Una norma, quella che entrerà in vigore, che non chiamerei patente a punti, ma patente a crediti, viste le soglie al punteggio applicate per un’impresa che non rispetta la sicurezza sul lavoro, che puo’ continuare la propria attività anche solo con 15 punti, partendo da una base di 30 che, una volta persi, possono essere recuperati iscrivendosi a corsi di formazione. Come accade già per la patente di guida.
Nel Decreto Legge non si capisce inoltre quali siano gli enti di formazione presso i quali si possono recuperare i punti persi, aprendo le porte a tanti enti di formazione che rilasciano certificazioni false (fenomeno già censito e non ancora contrastato) e soprattutto che non ha nessun effetto di tipo preventivo, ma che per come è scritto neanche deterrente.

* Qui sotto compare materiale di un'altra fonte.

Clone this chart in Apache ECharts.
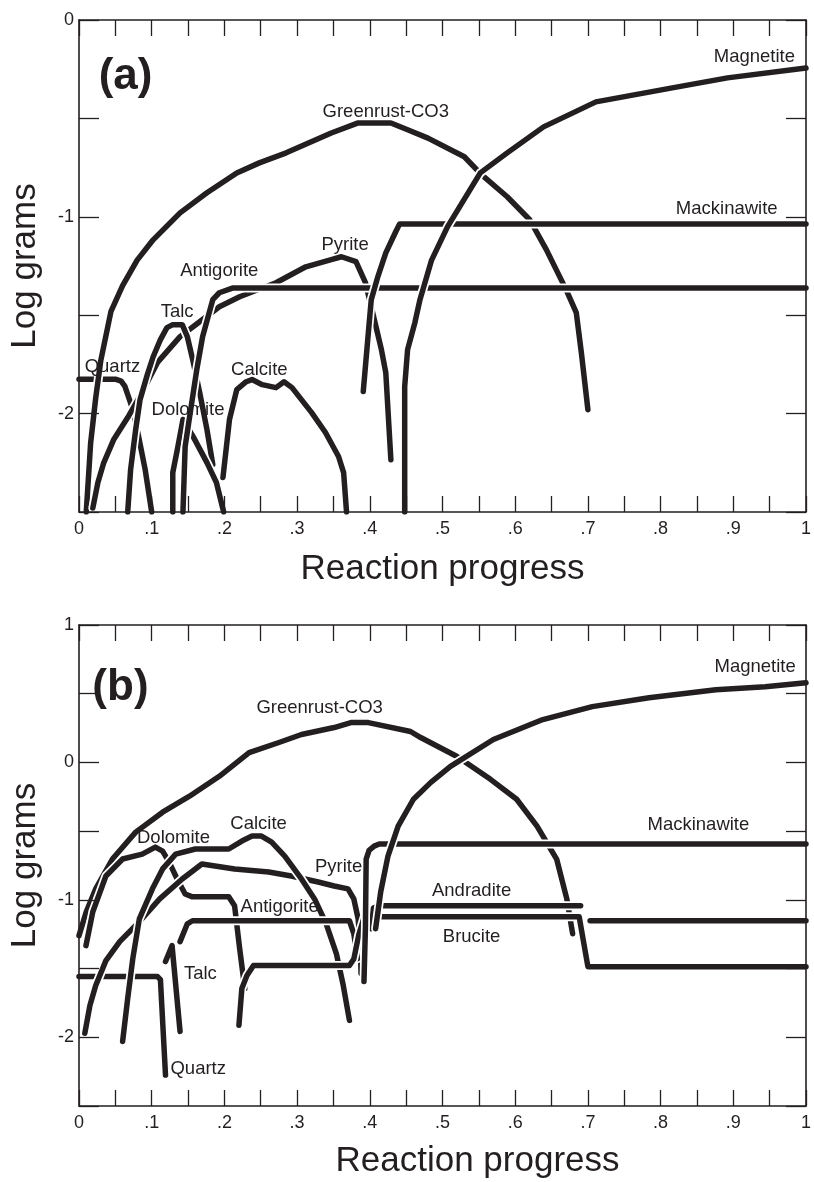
<!DOCTYPE html>
<html><head><meta charset="utf-8">
<script src="https://cdn.jsdelivr.net/npm/echarts/dist/echarts.min.js"></script>
<style>html,body{margin:0;padding:0;background:#fff}#c{width:814px;height:1182px}</style>
</head><body><div id="c"></div><script>
// ---------- tick labels ----------
const xTickLabels = ['0','.1','.2','.3','.4','.5','.6','.7','.8','.9','1'];
const yTickLabelsA = ['-2','-1','0'];
const yTickLabelsB = ['-2','-1','0','1'];

// ---------- panel (a) ----------
const quartzA = [[0,-1.825],[0.05,-1.825],[0.058,-1.835],[0.063,-1.86],[0.068,-1.914],[0.074,-1.98],[0.082,-2.117],[0.091,-2.284],[0.100,-2.5]];
const greenrustA = [[0.010,-2.5],[0.016,-2.15],[0.023,-1.92],[0.030,-1.73],[0.044,-1.48],[0.060,-1.35],[0.080,-1.22],[0.102,-1.117],[0.139,-0.98],[0.176,-0.878],[0.217,-0.777],[0.248,-0.726],[0.285,-0.675],[0.347,-0.574],[0.384,-0.523],[0.429,-0.523],[0.452,-0.558],[0.480,-0.60],[0.530,-0.695],[0.554,-0.787],[0.589,-0.898],[0.620,-1.015],[0.643,-1.168],[0.670,-1.37],[0.684,-1.487],[0.691,-1.69],[0.700,-1.98]];
const magnetiteA = [[0.448,-2.5],[0.448,-1.863],[0.452,-1.675],[0.462,-1.538],[0.469,-1.421],[0.485,-1.22],[0.507,-1.05],[0.552,-0.777],[0.589,-0.675],[0.639,-0.543],[0.711,-0.416],[0.816,-0.345],[0.892,-0.294],[1.0,-0.244]];
const mackinawiteA = [[0.391,-1.888],[0.398,-1.589],[0.402,-1.421],[0.411,-1.305],[0.422,-1.183],[0.435,-1.081],[0.441,-1.036],[1.0,-1.036]];
const pyriteA = [[0.019,-2.48],[0.026,-2.35],[0.034,-2.25],[0.048,-2.13],[0.067,-2.02],[0.084,-1.91],[0.108,-1.74],[0.139,-1.609],[0.166,-1.533],[0.193,-1.457],[0.221,-1.406],[0.271,-1.335],[0.312,-1.254],[0.347,-1.218],[0.361,-1.203],[0.381,-1.228],[0.394,-1.335],[0.402,-1.457],[0.416,-1.675],[0.422,-1.792],[0.429,-2.234]];
const antigoriteA = [[0.143,-2.5],[0.146,-2.168],[0.153,-1.995],[0.162,-1.777],[0.170,-1.609],[0.184,-1.421],[0.193,-1.386],[0.211,-1.362],[1.0,-1.362]];
const talcA = [[0.067,-2.5],[0.071,-2.284],[0.078,-2.08],[0.084,-1.929],[0.094,-1.802],[0.102,-1.711],[0.112,-1.624],[0.121,-1.563],[0.129,-1.548],[0.142,-1.548],[0.149,-1.609],[0.157,-1.736],[0.166,-1.893],[0.176,-2.081],[0.184,-2.259]];
const dolomiteA = [[0.129,-2.5],[0.129,-2.30],[0.136,-2.168],[0.143,-2.03],[0.157,-2.117],[0.176,-2.249],[0.189,-2.35],[0.199,-2.5]];
const calciteA = [[0.198,-2.325],[0.207,-2.03],[0.217,-1.878],[0.230,-1.838],[0.238,-1.827],[0.252,-1.853],[0.271,-1.868],[0.282,-1.838],[0.293,-1.868],[0.320,-1.995],[0.339,-2.096],[0.357,-2.218],[0.364,-2.3],[0.368,-2.5]];
const labelsA = [['(a)',0.064,-0.289],['Greenrust-CO3',0.422,-0.467],['Magnetite',0.929,-0.188],['Mackinawite',0.891,-0.959],['Pyrite',0.366,-1.142],['Antigorite',0.193,-1.274],['Talc',0.135,-1.482],['Quartz',0.046,-1.761],['Dolomite',0.150,-1.98],['Calcite',0.248,-1.777]];

// ---------- panel (b) ----------
const greenrustB = [[0.0,-1.26],[0.010,-1.087],[0.023,-0.92],[0.046,-0.703],[0.078,-0.507],[0.115,-0.362],[0.152,-0.246],[0.193,-0.101],[0.234,0.072],[0.275,0.145],[0.306,0.203],[0.351,0.254],[0.374,0.29],[0.398,0.29],[0.456,0.225],[0.470,0.181],[0.520,0.043],[0.566,-0.123],[0.602,-0.268],[0.630,-0.464],[0.657,-0.703],[0.671,-0.993],[0.679,-1.246]];
const magnetiteB = [[0.408,-1.21],[0.415,-0.942],[0.425,-0.681],[0.439,-0.464],[0.460,-0.268],[0.484,-0.145],[0.511,-0.029],[0.570,0.167],[0.638,0.312],[0.706,0.406],[0.784,0.471],[0.876,0.529],[0.944,0.551],[1.0,0.58]];
const mackinawiteB = [[0.392,-1.594],[0.394,-1.2],[0.395,-0.703],[0.399,-0.64],[0.406,-0.609],[0.413,-0.594],[1.0,-0.594]];
const dolomiteB = [[0.0096,-1.333],[0.019,-1.087],[0.037,-0.826],[0.060,-0.703],[0.087,-0.667],[0.105,-0.616],[0.115,-0.645],[0.124,-0.725],[0.135,-0.848],[0.146,-0.957],[0.156,-0.978],[0.206,-0.978],[0.214,-1.043],[0.221,-1.355],[0.228,-1.645]];
const calciteB = [[0.060,-2.03],[0.067,-1.717],[0.074,-1.428],[0.083,-1.138],[0.101,-0.92],[0.115,-0.775],[0.133,-0.667],[0.160,-0.63],[0.206,-0.63],[0.224,-0.572],[0.238,-0.536],[0.251,-0.536],[0.265,-0.58],[0.283,-0.681],[0.306,-0.848],[0.324,-0.993],[0.340,-1.174],[0.354,-1.391],[0.363,-1.609],[0.372,-1.877]];
const pyriteB = [[0.008,-1.971],[0.015,-1.768],[0.023,-1.623],[0.037,-1.442],[0.056,-1.304],[0.083,-1.159],[0.111,-0.993],[0.142,-0.848],[0.169,-0.739],[0.187,-0.754],[0.214,-0.775],[0.261,-0.797],[0.292,-0.826],[0.329,-0.870],[0.351,-0.899],[0.370,-0.920],[0.378,-0.993],[0.384,-1.138],[0.387,-1.355],[0.388,-1.536]];
const antigoriteB1 = [[0.139,-1.304],[0.149,-1.174],[0.156,-1.152],[0.372,-1.152],[0.378,-1.246],[0.383,-1.428]];
const antigoriteB2 = [[0.703,-1.152],[1.0,-1.152]];
const talcB = [[0.119,-1.449],[0.128,-1.333],[0.139,-1.957]];
const quartzB = [[0,-1.558],[0.108,-1.558],[0.112,-1.58],[0.119,-2.275]];
const andraditeB = [[0.402,-1.21],[0.405,-1.06],[0.412,-1.043],[0.690,-1.043]];
const bruciteB = [[0.220,-1.913],[0.224,-1.645],[0.231,-1.551],[0.240,-1.478],[0.372,-1.478],[0.378,-1.43],[0.385,-1.25],[0.392,-1.13],[0.400,-1.123],[0.688,-1.123],[0.700,-1.486],[1.0,-1.486]];
const labelsB = [['(b)',0.057,0.543],['Greenrust-CO3',0.331,0.399],['Magnetite',0.930,0.696],['Mackinawite',0.852,-0.457],['Andradite',0.540,-0.935],['Brucite',0.540,-1.268],['Dolomite',0.130,-0.551],['Calcite',0.247,-0.449],['Pyrite',0.357,-0.761],['Antigorite',0.276,-1.051],['Talc',0.167,-1.536],['Quartz',0.164,-2.232]];

// ---------- styling ----------
const FONT = '"Liberation Sans", Arial, Helvetica, sans-serif';
const INK = '#231f20';

function xLabel(v){ const k = Math.round(v*20); return (k % 2) ? '' : xTickLabels[k/2]; }
function yLabelFn(list){ return v => { const k = Math.round(v*2); if (k % 2) return ''; const s = String(k/2); return list.indexOf(s) >= 0 ? s : ''; }; }

const axLine = {show:true, onZero:false, lineStyle:{color:INK, width:1.6}};
function xAxes(gi, titleOpts){
  return [
    {type:'value', gridIndex:gi, min:0, max:1, interval:0.05, position:'bottom', z:5,
     axisLine:axLine, axisTick:{show:true, inside:true, length:16, lineStyle:{color:INK, width:1.3}},
     axisLabel:{show:true, margin:8, fontSize:18, color:INK, fontFamily:FONT, formatter:xLabel},
     splitLine:{show:false},
     name:'Reaction progress', nameLocation:'middle', nameGap:titleOpts.gap,
     nameTextStyle:Object.assign({fontSize:35, color:INK, fontFamily:FONT}, titleOpts.style||{})},
    {type:'value', gridIndex:gi, min:0, max:1, interval:0.05, position:'top', z:5,
     axisLine:axLine, axisTick:{show:true, inside:true, length:16, lineStyle:{color:INK, width:1.3}},
     axisLabel:{show:false}, splitLine:{show:false}}
  ];
}
function yAxes(gi, min, max, labels){
  return [
    {type:'value', gridIndex:gi, min:min, max:max, interval:0.5, position:'left', z:5,
     axisLine:axLine, axisTick:{show:true, inside:true, length:20, lineStyle:{color:INK, width:1.3}},
     axisLabel:{show:true, margin:5, fontSize:18, color:INK, fontFamily:FONT, formatter:yLabelFn(labels)},
     splitLine:{show:false},
     name:'Log grams', nameLocation:'middle', nameRotate:90, nameGap:36,
     nameTextStyle:{fontSize:35, color:INK, fontFamily:FONT}},
    {type:'value', gridIndex:gi, min:min, max:max, interval:0.5, position:'right', z:5,
     axisLine:axLine, axisTick:{show:true, inside:true, length:20, lineStyle:{color:INK, width:1.3}},
     axisLabel:{show:false}, splitLine:{show:false}}
  ];
}

const series = [];
function addLine(name, data, xi, yi){
  series.push({type:'line', name:name+'-casing', data:data, xAxisIndex:xi, yAxisIndex:yi, showSymbol:false, symbol:'none', silent:true,
    lineStyle:{color:'#ffffff', width:9, cap:'round', join:'round'}, z:2});
  series.push({type:'line', name:name, data:data, xAxisIndex:xi, yAxisIndex:yi, showSymbol:false, symbol:'none',
    lineStyle:{color:INK, width:5.5, cap:'round', join:'round'}, z:2});
}
function addLabels(list, xi, yi){
  series.push({type:'scatter', xAxisIndex:xi, yAxisIndex:yi, symbolSize:1, itemStyle:{color:'rgba(0,0,0,0)', opacity:1}, z:4, silent:true,
    data:list.map(l => {
      const d = {name:l[0], value:[l[1], l[2]]};
      if (l[0] === '(a)' || l[0] === '(b)') d.label = {fontSize:44, fontWeight:'bold'};
      return d;
    }),
    label:{show:true, position:'inside', formatter:'{b}', color:INK, opacity:1, fontFamily:FONT, fontSize:18.5},
    emphasis:{disabled:true},
    labelLayout:{hideOverlap:false}
  });
}

// panel (a): x axes 0/1, y axes 0/1
addLine('Quartz', quartzA, 0, 0);
addLine('Greenrust-CO3', greenrustA, 0, 0);
addLine('Pyrite', pyriteA, 0, 0);
addLine('Talc', talcA, 0, 0);
addLine('Dolomite', dolomiteA, 0, 0);
addLine('Antigorite', antigoriteA, 0, 0);
addLine('Calcite', calciteA, 0, 0);
addLine('Mackinawite', mackinawiteA, 0, 0);
addLine('Magnetite', magnetiteA, 0, 0);
addLabels(labelsA, 0, 0);

// panel (b): x axes 2/3, y axes 2/3
addLine('Quartz', quartzB, 2, 2);
addLine('Greenrust-CO3', greenrustB, 2, 2);
addLine('Dolomite', dolomiteB, 2, 2);
addLine('Pyrite', pyriteB, 2, 2);
addLine('Calcite', calciteB, 2, 2);
addLine('Talc', talcB, 2, 2);
addLine('Antigorite', antigoriteB1, 2, 2);
addLine('Brucite', bruciteB, 2, 2);
addLine('Antigorite', antigoriteB2, 2, 2);
addLine('Andradite', andraditeB, 2, 2);
addLine('Mackinawite', mackinawiteB, 2, 2);
addLine('Magnetite', magnetiteB, 2, 2);
addLabels(labelsB, 2, 2);

const chart = echarts.init(document.getElementById('c'), null, {renderer:'canvas'});
chart.setOption({
  animation:false,
  backgroundColor:'#ffffff',
  grid:[
    {left:78, top:20, width:734, height:492},
    {left:76, top:625, width:732, height:481}
  ],
  xAxis:[].concat(xAxes(0, {gap:40}), xAxes(1, {gap:38, style:{padding:[0,0,0,70]}})),
  yAxis:[].concat(yAxes(0, -2.5, 0, yTickLabelsA), yAxes(1, -2.5, 1, yTickLabelsB)),
  series:series
});
</script></body></html>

La manifestazione di sabato scorso a Roma

Da anni il sindacato sta reclamando la difesa del diritto costituzionale che garantisce a tutti i lavoratori la sicurezza sui luoghi di lavoro.
Questo è uno dei motivi che ci ha portati a Roma lo scorso 20 aprile alla manifestazione organizzata da Cgil e Uil, per rivendicare al Governo norme che facciano diventare la salute e sicurezza sui luoghi di lavoro un vincolo per poter esercitare l’attività d’impresa; cancellino le leggi che negli anni hanno reso il lavoro precario e frammentato; superino il subappalto a cascata che non garantisce la corretta applicazione delle norme di sicurezza sula lavoro; aumentino e migliorino la formazione delle lavoratrici e dei lavoratori; obblighino le aziende ad applicare i Contratti nazionali di lavoro firmati dalle organizzazioni comparativamente più rappresentative ed al rispetto delle norme sulla sicurezza, quali condizioni per poter accedere a finanziamenti e/o incentivi pubblici. E ancora, rafforzino le attività di vigilanza e prevenzione incrementando le assunzioni all’ispettorato del lavoro e presso le ASL, visto il numero esiguo di ispettori che contano in Italia non più 1550 addetti, a fronte di più di 1 milione di aziende sulle quali poter fare ricadere i controlli.
C’è anche la necessità di abbattere il muro culturale che sta abituando lavoratori e cittadini a 3 morti sul lavoro al giorno e al fatto che sia dia per scontato che andando a lavoro può succedere che si muoia.
Sarebbe necessario anche cambiare il modo di chiamare gli infortuni mortali: non più “morti bianche”, ma ciò che sono veramente, ovvero omicidi sul lavoro e per questo introducendone il reato. Anche questo è un tema che il Governo potrebbe apprestarsi ad affermare, così come ha fatto per i morti di incidenti stradali introducendo l’omicidio stradale.